Just recently, a friend told me she's waiting to be five years cancer-free so she can be eligible for a kidney transplant. She goes for dialysis twice a week and still works very hard. She comments on my hair, saying she wants my hair instead of her own grey-black crinkly three inches. I'm looking at her beautiful dark face topped by an elaborate scarf and I tell her she can have it, if I can have her smile. She laughs and says, "You don't want my dental bills." I said, "No, I want your scarf collection."


I hope you all have a friend like this.


We are not childhood friends or ex-classmates or distant relatives. We met when I took a menial job washing dishes at the Christian Conference Center where my daughter and her husband live and work. Ten minutes away, if I drive slowly, which I don't. The place might as well be ten light years in the past or a century old, which is closer to the truth.


She taught me how to use the industrial dishwasher, how to properly clean every inch of the kitchen, how to place every fork and plate in the correct cabinets. It was both satisfying and maddening to maintain the ritual, the order of the way things have always been done, especially when it made no sense. The other staff spoke Chinese and Spanish to each other so she and I developed a friendship, which included much hilarity.


There is a dress code there, think modesty and Sisters. In 100 degree weather, I once wore an American flag T-shirt underneath a calf-length sleeveless dress and got a stern talking to. Sorry, no mottoes on shirts. Me: "But I was trying to cover my shoulders and the words GOD BLESS AMERICA, LAND THAT I LOVE were hidden." The Sister looked at me as if I was lying. Me: "I bought it at the Christian book store on the grounds." Finally, I said, " I'm only here to help my daughter before her husband goes to Iraq. I am only here to wash dishes for Jesus."


Now, they all take Jesus pretty seriously there, so that was that. From then on, my friend made me sing about Jesus as I washed dishes, "for lying to a Sister". That just made the whole experience more fun, as far as I was concerned. Our two voices blended as we sang snippets of hymns, old rock and roll lyrics but with Jesus inserted, country and western, Rod Stewart's Maggie May. Devil Songs, she called them, laughing.


I hope you all have a friend like this.


So she and I got together for a quick cup of coffee which turned into three hours of some gossip, some serious discussion, numerous introductions to new kitchen co-workers, ending with my friend praying aloud for me. Some people might not be comfortable with this, but it's what she does and the air in the room actually seemed electrified. I decided to go with the flow. She is originally from South Carolina, so the lilt of her voice and power of her history colored the very long prayer.


I know she really believes in the power of prayer, so I just listened and let her words wash through me. At some point she mentioned hedges of protection and letting the blood of Jesus cover all of my concerns. I regret to say that's where she lost me as I began imagining my family amongst blood-dripped hedges. When she finished, I think she was expecting me to pray for her, which I have done in the past, just in a more private setting. Her apartment before surgery. In the hospital after they removed both of her breasts.
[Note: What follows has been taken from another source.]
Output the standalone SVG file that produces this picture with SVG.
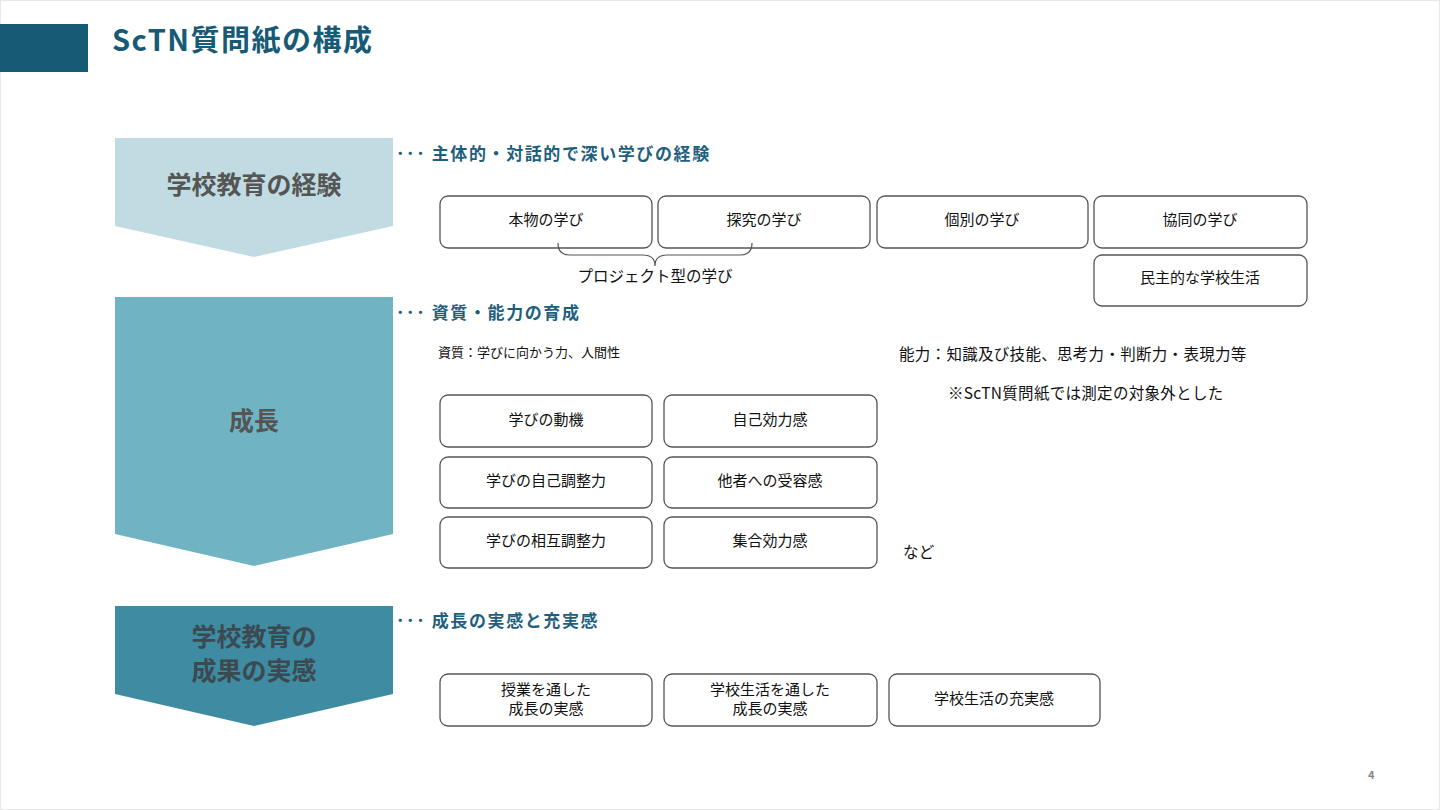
<svg xmlns="http://www.w3.org/2000/svg" width="1440" height="810" viewBox="0 0 1440 810">
<style>
text{font-family:"Noto Sans CJK JP","Noto Sans",sans-serif;}
.box{fill:#fff;stroke:#555;stroke-width:1.3;}
.bt{font-size:15px;fill:#111;text-anchor:middle;}
.hd{font-size:17px;font-weight:bold;fill:#1f5f7e;letter-spacing:1.6px;}
.ct{font-size:25px;font-weight:bold;text-anchor:middle;}
.t{font-size:15.5px;fill:#111;letter-spacing:0.3px;}
</style>
<rect x="0" y="0" width="1440" height="810" fill="#fff"/>
<rect x="0.5" y="0.5" width="1439" height="809" fill="none" stroke="#e8e8e8"/>
<rect x="0" y="24" width="88" height="48" fill="#175a76"/>
<text x="112" y="43" style="font-size:29px;font-weight:bold;fill:#175a76;letter-spacing:1.5px;font-family:'Noto Sans CJK JP',sans-serif" dominant-baseline="middle">ScTN質問紙の構成</text>
<g id="chevron1"><polygon points="115,138 393,138 393,226 254,257 115,226" fill="#c0dbe1"/><text class="ct" x="254" y="194" fill="#555">学校教育の経験</text></g>
<g id="chevron2"><polygon points="115,297 393,297 393,534 254,566 115,534" fill="#70b4c4"/><text class="ct" x="254" y="430" fill="#555">成長</text></g>
<g id="chevron3"><polygon points="115,606 393,606 393,694 254,726 115,694" fill="#3f8ba1"/><text class="ct" x="254" y="646" fill="#3a4a50">学校教育の</text><text class="ct" x="254" y="680" fill="#3a4a50">成果の実感</text></g>
<g id="headers">
<text class="hd" x="396" y="160">･･･ 主体的・対話的で深い学びの経験</text>
<text class="hd" x="396" y="319">･･･ 資質・能力の育成</text>
<text class="hd" x="396" y="627">･･･ 成長の実感と充実感</text>
</g>
<g id="row1">
<g id="n1"><rect class="box" x="440" y="196" width="212" height="52" rx="8"/><text class="bt" x="546" y="225">本物の学び</text></g>
<g id="n2"><rect class="box" x="658" y="196" width="212" height="52" rx="8"/><text class="bt" x="764" y="225">探究の学び</text></g>
<g id="n3"><rect class="box" x="877" y="196" width="211" height="52" rx="8"/><text class="bt" x="982" y="225">個別の学び</text></g>
<g id="n4"><rect class="box" x="1094" y="196" width="213" height="52" rx="8"/><text class="bt" x="1200" y="225">協同の学び</text></g>
<g id="n5"><rect class="box" x="1094" y="255" width="213" height="51" rx="8"/><text class="bt" x="1200" y="283">民主的な学校生活</text></g>
</g>
<g id="connectors"><path d="M558,243 Q558,255 570,255 L643,255 Q655,255 655,266 Q655,255 667,255 L740,255 Q752,255 752,243" fill="none" stroke="#555" stroke-width="1.2"/></g>
<text class="bt" x="655" y="282" style="font-size:15.5px">プロジェクト型の学び</text>
<text x="438" y="357" style="font-size:13px;fill:#111">資質：学びに向かう力、人間性</text>
<text class="t" x="899" y="360">能力：知識及び技能、思考力・判断力・表現力等</text>
<text class="t" x="948" y="399">※ScTN質問紙では測定の対象外とした</text>
<g id="row2">
<g id="m1"><rect class="box" x="440" y="395" width="212" height="52" rx="8"/><text class="bt" x="546" y="425">学びの動機</text></g>
<g id="m2"><rect class="box" x="664" y="395" width="213" height="52" rx="8"/><text class="bt" x="770" y="425">自己効力感</text></g>
<g id="m3"><rect class="box" x="440" y="457" width="212" height="51" rx="8"/><text class="bt" x="546" y="486">学びの自己調整力</text></g>
<g id="m4"><rect class="box" x="664" y="457" width="213" height="51" rx="8"/><text class="bt" x="770" y="486">他者への受容感</text></g>
<g id="m5"><rect class="box" x="440" y="517" width="212" height="51" rx="8"/><text class="bt" x="546" y="546">学びの相互調整力</text></g>
<g id="m6"><rect class="box" x="664" y="517" width="213" height="51" rx="8"/><text class="bt" x="770" y="546">集合効力感</text></g>
</g>
<text class="t" x="903" y="558">など</text>
<g id="row3">
<g id="k1"><rect class="box" x="440" y="674" width="212" height="52" rx="8"/><text class="bt" x="546" y="695">授業を通した</text><text class="bt" x="546" y="714">成長の実感</text></g>
<g id="k2"><rect class="box" x="664" y="674" width="213" height="52" rx="8"/><text class="bt" x="770" y="695">学校生活を通した</text><text class="bt" x="770" y="714">成長の実感</text></g>
<g id="k3"><rect class="box" x="889" y="674" width="211" height="52" rx="8"/><text class="bt" x="994" y="704">学校生活の充実感</text></g>
</g>
<text x="1368" y="779" style="font-size:11px;font-weight:bold;fill:#888">4</text>
</svg>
All I could manage was a weak Amen. But after I woke this morning to see ice glistening the forsythia hedge that did not get pruned after the storm, actually ice covering everything, I thought perhaps this is an answer to her prayers, because I found it so calming and beautiful after two days of fighting ridiculous medical battles on behalf of my husband and getting nowhere except frustrated and furious.


I hope you all have a friend like this.